● **TASK TO COMPLETE**: Your task is to retype the lines from the opening of the material through the line that includes "(XB) at (-1.37,0)". Do not copy the pictures.

● **SOURCE DATA**:
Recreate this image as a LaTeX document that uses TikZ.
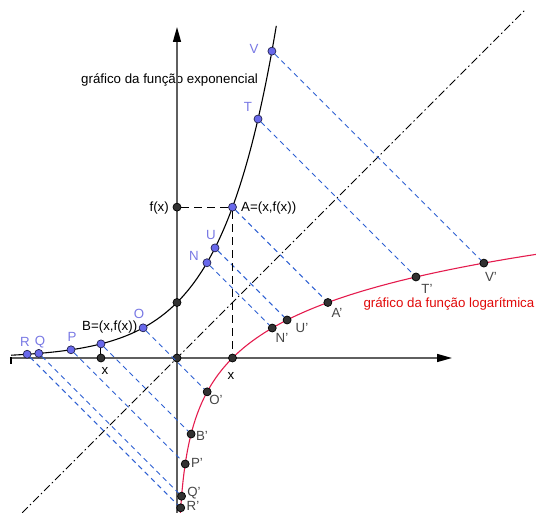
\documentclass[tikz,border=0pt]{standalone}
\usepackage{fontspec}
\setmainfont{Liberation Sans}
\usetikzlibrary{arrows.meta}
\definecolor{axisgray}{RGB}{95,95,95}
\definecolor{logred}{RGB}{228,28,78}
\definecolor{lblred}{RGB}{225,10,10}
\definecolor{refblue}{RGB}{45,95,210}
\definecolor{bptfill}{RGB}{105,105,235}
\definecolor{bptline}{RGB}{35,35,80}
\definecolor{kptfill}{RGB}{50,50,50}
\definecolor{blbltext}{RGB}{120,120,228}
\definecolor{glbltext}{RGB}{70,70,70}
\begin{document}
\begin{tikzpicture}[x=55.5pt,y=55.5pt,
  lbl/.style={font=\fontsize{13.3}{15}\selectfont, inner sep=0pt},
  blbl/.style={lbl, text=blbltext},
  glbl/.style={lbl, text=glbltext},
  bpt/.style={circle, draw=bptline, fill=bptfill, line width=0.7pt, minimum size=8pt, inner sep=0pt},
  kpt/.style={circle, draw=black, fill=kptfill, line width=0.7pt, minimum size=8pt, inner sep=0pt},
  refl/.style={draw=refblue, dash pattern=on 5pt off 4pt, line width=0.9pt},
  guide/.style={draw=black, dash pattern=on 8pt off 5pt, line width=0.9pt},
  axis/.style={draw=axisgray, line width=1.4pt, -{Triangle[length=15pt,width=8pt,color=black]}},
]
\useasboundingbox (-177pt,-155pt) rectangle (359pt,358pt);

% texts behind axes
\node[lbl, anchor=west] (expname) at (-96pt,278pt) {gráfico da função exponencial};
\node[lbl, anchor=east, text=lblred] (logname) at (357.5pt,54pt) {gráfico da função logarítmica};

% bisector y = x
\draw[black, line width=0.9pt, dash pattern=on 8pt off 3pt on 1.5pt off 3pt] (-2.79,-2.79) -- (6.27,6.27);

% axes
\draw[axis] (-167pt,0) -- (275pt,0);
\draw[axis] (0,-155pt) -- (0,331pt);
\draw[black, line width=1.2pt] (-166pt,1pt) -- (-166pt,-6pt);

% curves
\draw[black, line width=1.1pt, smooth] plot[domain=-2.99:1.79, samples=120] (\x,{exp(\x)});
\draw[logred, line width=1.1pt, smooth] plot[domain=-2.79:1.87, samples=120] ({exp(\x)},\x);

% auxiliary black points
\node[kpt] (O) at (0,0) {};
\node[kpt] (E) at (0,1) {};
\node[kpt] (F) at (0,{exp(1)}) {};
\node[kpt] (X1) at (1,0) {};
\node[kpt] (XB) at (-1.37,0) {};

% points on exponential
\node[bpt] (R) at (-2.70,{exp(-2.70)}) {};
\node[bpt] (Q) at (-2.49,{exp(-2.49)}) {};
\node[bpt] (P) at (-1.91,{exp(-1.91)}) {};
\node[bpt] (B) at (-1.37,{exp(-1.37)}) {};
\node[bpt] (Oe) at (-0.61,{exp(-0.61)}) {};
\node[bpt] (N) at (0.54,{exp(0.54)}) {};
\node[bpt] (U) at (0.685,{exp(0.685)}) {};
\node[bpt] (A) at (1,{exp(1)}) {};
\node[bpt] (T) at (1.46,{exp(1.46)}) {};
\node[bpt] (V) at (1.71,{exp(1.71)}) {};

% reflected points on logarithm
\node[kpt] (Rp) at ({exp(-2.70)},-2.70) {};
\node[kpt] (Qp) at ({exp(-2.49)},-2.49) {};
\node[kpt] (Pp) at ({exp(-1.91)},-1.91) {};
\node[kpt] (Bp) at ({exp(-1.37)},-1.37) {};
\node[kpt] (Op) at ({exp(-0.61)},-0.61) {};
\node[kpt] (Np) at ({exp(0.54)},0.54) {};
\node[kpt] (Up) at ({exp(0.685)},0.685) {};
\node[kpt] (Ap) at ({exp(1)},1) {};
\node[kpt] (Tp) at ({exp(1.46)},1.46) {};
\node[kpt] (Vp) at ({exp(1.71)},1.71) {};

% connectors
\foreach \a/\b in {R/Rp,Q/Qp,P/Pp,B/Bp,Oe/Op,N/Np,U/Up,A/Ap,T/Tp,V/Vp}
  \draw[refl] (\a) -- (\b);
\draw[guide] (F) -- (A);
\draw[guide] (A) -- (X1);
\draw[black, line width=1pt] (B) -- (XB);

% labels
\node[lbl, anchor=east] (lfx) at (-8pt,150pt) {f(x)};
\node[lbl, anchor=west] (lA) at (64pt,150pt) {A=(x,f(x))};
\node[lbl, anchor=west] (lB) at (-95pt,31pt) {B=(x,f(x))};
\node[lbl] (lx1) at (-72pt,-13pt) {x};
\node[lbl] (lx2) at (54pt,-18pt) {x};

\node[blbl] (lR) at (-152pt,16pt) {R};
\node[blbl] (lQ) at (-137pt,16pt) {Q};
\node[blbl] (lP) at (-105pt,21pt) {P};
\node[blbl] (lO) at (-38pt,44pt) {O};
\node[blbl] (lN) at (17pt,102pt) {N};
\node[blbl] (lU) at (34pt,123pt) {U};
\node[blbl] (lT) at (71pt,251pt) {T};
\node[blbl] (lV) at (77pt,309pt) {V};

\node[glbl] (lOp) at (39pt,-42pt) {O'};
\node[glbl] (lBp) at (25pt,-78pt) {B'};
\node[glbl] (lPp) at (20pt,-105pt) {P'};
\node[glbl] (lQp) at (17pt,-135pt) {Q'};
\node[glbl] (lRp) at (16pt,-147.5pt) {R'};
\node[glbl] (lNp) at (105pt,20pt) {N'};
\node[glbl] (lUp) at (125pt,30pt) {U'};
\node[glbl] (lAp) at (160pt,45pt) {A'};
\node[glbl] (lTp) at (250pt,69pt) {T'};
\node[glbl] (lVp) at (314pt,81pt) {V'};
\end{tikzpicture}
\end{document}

● **EXERCISE RESULT**:
Recreate this image as a LaTeX document that uses TikZ.
\documentclass[tikz,border=0pt]{standalone}
\usepackage{fontspec}
\setmainfont{Liberation Sans}
\usetikzlibrary{arrows.meta}
\definecolor{axisgray}{RGB}{95,95,95}
\definecolor{logred}{RGB}{228,28,78}
\definecolor{lblred}{RGB}{225,10,10}
\definecolor{refblue}{RGB}{45,95,210}
\definecolor{bptfill}{RGB}{105,105,235}
\definecolor{bptline}{RGB}{35,35,80}
\definecolor{kptfill}{RGB}{50,50,50}
\definecolor{blbltext}{RGB}{120,120,228}
\definecolor{glbltext}{RGB}{70,70,70}
\begin{document}
\begin{tikzpicture}[x=55.5pt,y=55.5pt,
  lbl/.style={font=\fontsize{13.3}{15}\selectfont, inner sep=0pt},
  blbl/.style={lbl, text=blbltext},
  glbl/.style={lbl, text=glbltext},
  bpt/.style={circle, draw=bptline, fill=bptfill, line width=0.7pt, minimum size=8pt, inner sep=0pt},
  kpt/.style={circle, draw=black, fill=kptfill, line width=0.7pt, minimum size=8pt, inner sep=0pt},
  refl/.style={draw=refblue, dash pattern=on 5pt off 4pt, line width=0.9pt},
  guide/.style={draw=black, dash pattern=on 8pt off 5pt, line width=0.9pt},
  axis/.style={draw=axisgray, line width=1.4pt, -{Triangle[length=15pt,width=8pt,color=black]}},
]
\useasboundingbox (-177pt,-155pt) rectangle (359pt,358pt);

% texts behind axes
\node[lbl, anchor=west] (expname) at (-96pt,278pt) {gráfico da função exponencial};
\node[lbl, anchor=east, text=lblred] (logname) at (357.5pt,54pt) {gráfico da função logarítmica};

% bisector y = x
\draw[black, line width=0.9pt, dash pattern=on 8pt off 3pt on 1.5pt off 3pt] (-2.79,-2.79) -- (6.27,6.27);

% axes
\draw[axis] (-167pt,0) -- (275pt,0);
\draw[axis] (0,-155pt) -- (0,331pt);
\draw[black, line width=1.2pt] (-166pt,1pt) -- (-166pt,-6pt);

% curves
\draw[black, line width=1.1pt, smooth] plot[domain=-2.99:1.79, samples=120] (\x,{exp(\x)});
\draw[logred, line width=1.1pt, smooth] plot[domain=-2.79:1.87, samples=120] ({exp(\x)},\x);

% auxiliary black points
\node[kpt] (O) at (0,0) {};
\node[kpt] (E) at (0,1) {};
\node[kpt] (F) at (0,{exp(1)}) {};
\node[kpt] (X1) at (1,0) {};
\node[kpt] (XB) at (-1.37,0) {};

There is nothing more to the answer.